Exploitation of the React2Shell vulnerability (CVE-2025-55182)

Posted date 30/04/2026

The vulnerability known as React2Shell (CVE-2025-55182) was publicly disclosed in early December 2025, when the React team issued an urgent security advisory warning of a critical flaw in its server component architecture. Around the same time, the ecosystem of frameworks that rely on React, particularly Next.js, began assessing the impact of the issue. Within days, the cybersecurity community and numerous technology companies confirmed the severity of the vulnerability, highlighting its potential to enable remote code execution without authentication. The speed with which the information spread prompted many development teams to activate incident response protocols.

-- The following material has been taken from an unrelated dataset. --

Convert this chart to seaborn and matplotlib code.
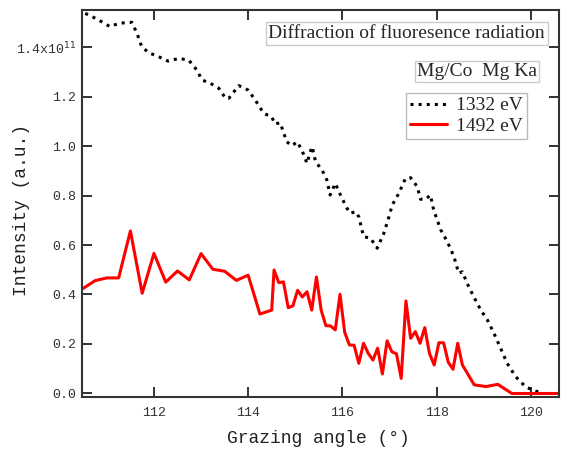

This vulnerability allows attackers to exploit flaws in the React Server Components serialization mechanism, making it possible to execute malicious code on servers running affected applications. Shortly after its disclosure, active exploitation campaigns were detected—some attributed to organized groups, that took advantage of the flaw to compromise systems and extract sensitive data such as credentials, tokens, and internal configurations. Among the most affected are companies using applications built with React and Next.js, including production platforms that had not applied the patches in time. In response, the React development teams and providers such as Vercel released security updates and mitigation guidelines, recommending updating dependencies, restricting vulnerable endpoints, and monitoring suspicious access. Additionally, cybersecurity firms issued urgent alerts in light of the active, large-scale exploitation.

As things stand, the vulnerability is considered known and partially mitigated, although it continues to pose a significant risk to systems that have not been properly updated or audited. Throughout 2026, campaigns exploiting unpatched instances have continued to be detected, indicating that the problem persists beyond its initial disclosure.